Data listing:

--- start ---

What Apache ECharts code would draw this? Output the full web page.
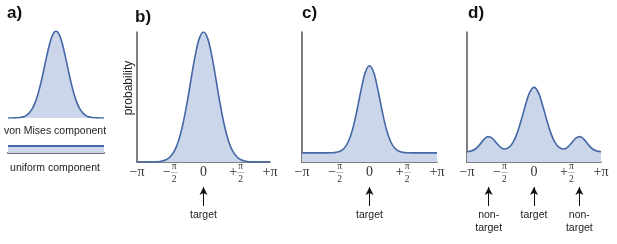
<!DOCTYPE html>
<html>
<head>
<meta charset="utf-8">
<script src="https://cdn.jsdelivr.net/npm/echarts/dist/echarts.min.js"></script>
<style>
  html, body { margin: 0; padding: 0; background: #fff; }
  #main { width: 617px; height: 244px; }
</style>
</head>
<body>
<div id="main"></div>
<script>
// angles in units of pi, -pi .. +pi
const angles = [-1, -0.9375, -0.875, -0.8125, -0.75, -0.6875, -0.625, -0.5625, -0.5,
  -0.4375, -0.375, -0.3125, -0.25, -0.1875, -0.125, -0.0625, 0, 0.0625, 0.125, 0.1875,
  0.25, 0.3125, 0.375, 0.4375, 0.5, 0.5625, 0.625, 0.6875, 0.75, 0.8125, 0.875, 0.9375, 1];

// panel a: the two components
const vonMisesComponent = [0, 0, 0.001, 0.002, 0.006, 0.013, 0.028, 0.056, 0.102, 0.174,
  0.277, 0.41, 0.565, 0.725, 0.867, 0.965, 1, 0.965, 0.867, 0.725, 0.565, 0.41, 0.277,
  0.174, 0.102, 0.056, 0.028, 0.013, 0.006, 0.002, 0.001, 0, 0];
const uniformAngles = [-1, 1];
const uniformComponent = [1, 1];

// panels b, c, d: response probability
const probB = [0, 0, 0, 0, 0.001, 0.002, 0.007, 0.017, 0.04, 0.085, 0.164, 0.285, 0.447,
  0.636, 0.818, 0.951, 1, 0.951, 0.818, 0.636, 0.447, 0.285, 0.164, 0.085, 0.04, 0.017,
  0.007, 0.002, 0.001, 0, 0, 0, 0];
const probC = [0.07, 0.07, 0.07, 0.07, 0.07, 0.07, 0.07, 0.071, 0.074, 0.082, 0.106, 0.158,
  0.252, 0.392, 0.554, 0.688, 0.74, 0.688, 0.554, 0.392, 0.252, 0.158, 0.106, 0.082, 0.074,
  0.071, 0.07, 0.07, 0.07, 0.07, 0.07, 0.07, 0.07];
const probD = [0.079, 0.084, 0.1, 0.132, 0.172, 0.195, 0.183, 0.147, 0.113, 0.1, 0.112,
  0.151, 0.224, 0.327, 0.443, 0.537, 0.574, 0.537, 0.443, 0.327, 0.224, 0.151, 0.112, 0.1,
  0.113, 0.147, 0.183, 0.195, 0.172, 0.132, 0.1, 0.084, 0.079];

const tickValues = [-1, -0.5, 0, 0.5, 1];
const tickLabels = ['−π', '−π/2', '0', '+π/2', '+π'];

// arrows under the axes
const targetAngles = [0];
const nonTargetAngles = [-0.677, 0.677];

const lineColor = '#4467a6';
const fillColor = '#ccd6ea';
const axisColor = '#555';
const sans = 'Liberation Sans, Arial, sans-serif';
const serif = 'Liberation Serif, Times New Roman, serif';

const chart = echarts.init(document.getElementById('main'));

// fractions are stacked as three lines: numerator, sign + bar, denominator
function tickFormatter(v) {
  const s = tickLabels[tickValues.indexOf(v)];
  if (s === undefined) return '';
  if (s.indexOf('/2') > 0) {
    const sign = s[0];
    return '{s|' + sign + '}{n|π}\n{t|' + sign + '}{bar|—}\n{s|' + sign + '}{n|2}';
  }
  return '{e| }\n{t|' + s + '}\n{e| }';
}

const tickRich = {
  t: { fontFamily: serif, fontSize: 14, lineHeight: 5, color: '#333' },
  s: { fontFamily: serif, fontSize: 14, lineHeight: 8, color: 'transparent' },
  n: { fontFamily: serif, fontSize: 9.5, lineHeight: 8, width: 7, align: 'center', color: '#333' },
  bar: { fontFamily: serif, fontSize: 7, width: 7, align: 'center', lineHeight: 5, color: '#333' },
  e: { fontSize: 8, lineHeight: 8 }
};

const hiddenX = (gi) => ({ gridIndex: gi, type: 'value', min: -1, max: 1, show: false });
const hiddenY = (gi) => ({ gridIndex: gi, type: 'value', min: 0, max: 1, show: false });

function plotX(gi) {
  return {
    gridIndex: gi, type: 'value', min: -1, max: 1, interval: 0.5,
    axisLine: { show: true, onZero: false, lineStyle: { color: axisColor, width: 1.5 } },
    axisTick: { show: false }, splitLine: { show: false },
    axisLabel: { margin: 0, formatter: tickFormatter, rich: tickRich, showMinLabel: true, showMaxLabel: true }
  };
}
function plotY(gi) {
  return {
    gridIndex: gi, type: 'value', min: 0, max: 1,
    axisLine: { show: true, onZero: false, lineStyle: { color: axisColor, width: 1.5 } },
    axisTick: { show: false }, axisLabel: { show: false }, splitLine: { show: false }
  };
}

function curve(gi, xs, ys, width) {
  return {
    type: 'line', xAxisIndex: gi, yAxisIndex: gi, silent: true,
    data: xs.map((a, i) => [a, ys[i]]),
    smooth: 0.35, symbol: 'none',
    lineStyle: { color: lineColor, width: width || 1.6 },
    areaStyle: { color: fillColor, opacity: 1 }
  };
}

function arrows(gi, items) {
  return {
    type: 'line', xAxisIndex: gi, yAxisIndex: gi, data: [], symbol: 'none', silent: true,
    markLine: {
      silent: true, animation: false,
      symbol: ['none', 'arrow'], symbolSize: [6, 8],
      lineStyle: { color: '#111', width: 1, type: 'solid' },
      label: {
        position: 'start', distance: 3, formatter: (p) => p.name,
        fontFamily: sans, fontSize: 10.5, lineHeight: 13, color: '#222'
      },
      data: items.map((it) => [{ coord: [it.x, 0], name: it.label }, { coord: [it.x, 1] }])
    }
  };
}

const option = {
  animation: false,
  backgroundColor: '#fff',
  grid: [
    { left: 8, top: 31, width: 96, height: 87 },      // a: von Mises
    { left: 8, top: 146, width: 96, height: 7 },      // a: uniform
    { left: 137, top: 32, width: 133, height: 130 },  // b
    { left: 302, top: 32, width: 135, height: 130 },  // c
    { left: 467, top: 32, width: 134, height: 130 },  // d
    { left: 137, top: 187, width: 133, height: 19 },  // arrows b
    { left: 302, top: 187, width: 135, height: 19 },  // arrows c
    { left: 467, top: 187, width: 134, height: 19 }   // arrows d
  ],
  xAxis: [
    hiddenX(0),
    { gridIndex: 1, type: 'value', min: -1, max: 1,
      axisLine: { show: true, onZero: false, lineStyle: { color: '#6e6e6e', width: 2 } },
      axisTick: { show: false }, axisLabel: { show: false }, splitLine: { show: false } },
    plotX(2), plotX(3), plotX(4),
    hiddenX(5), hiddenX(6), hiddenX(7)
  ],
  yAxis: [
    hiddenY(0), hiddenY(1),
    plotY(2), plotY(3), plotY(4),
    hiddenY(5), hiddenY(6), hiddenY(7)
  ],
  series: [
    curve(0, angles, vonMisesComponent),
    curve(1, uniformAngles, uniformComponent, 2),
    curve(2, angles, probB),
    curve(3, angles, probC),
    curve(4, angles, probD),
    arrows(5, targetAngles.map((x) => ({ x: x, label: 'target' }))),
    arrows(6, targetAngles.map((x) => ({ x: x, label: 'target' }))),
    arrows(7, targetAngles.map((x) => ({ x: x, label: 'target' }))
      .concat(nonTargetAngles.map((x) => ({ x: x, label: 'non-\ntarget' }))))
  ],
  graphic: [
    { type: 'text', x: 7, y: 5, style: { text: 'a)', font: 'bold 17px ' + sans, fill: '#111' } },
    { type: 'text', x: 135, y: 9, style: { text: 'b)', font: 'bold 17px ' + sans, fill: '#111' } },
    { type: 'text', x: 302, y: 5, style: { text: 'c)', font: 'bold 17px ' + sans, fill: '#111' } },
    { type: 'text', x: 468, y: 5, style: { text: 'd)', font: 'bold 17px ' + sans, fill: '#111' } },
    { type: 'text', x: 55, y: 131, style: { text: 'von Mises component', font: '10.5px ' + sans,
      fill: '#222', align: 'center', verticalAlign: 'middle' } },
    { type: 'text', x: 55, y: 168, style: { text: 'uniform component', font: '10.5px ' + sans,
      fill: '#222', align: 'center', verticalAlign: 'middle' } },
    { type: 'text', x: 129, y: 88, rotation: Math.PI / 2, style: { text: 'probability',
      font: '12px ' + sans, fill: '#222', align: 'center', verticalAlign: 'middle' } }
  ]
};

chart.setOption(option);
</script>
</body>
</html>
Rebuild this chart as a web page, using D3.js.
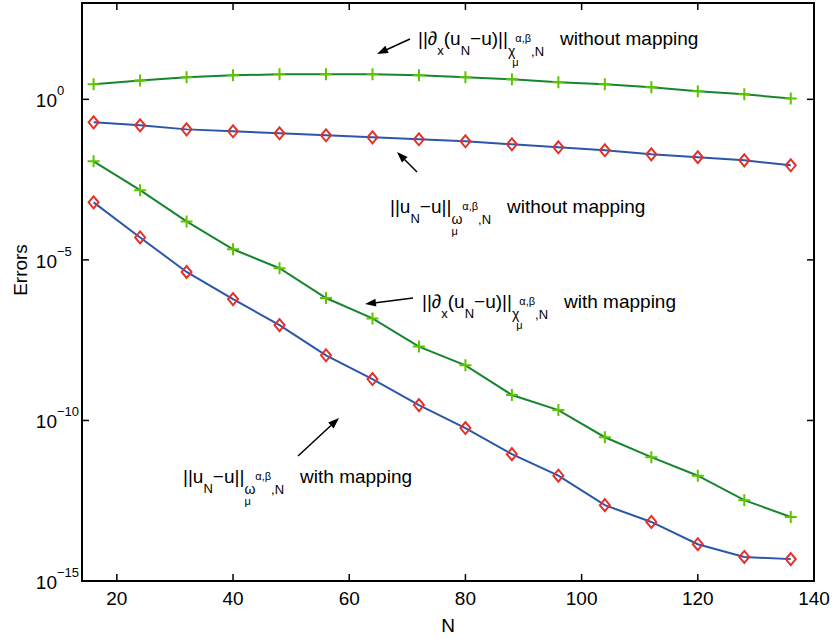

--- end ---

Task goal: Give again, word for word, every line from the top of the data through the line with "0.875, 0.9375, 1];", both ends included, and exclude the pictures.

Solution:
What Apache ECharts code would draw this? Output the full web page.
<!DOCTYPE html>
<html>
<head>
<meta charset="utf-8">
<script src="https://cdn.jsdelivr.net/npm/echarts/dist/echarts.min.js"></script>
<style>
  html, body { margin: 0; padding: 0; background: #fff; }
  #main { width: 617px; height: 244px; }
</style>
</head>
<body>
<div id="main"></div>
<script>
// angles in units of pi, -pi .. +pi
const angles = [-1, -0.9375, -0.875, -0.8125, -0.75, -0.6875, -0.625, -0.5625, -0.5,
  -0.4375, -0.375, -0.3125, -0.25, -0.1875, -0.125, -0.0625, 0, 0.0625, 0.125, 0.1875,
  0.25, 0.3125, 0.375, 0.4375, 0.5, 0.5625, 0.625, 0.6875, 0.75, 0.8125, 0.875, 0.9375, 1];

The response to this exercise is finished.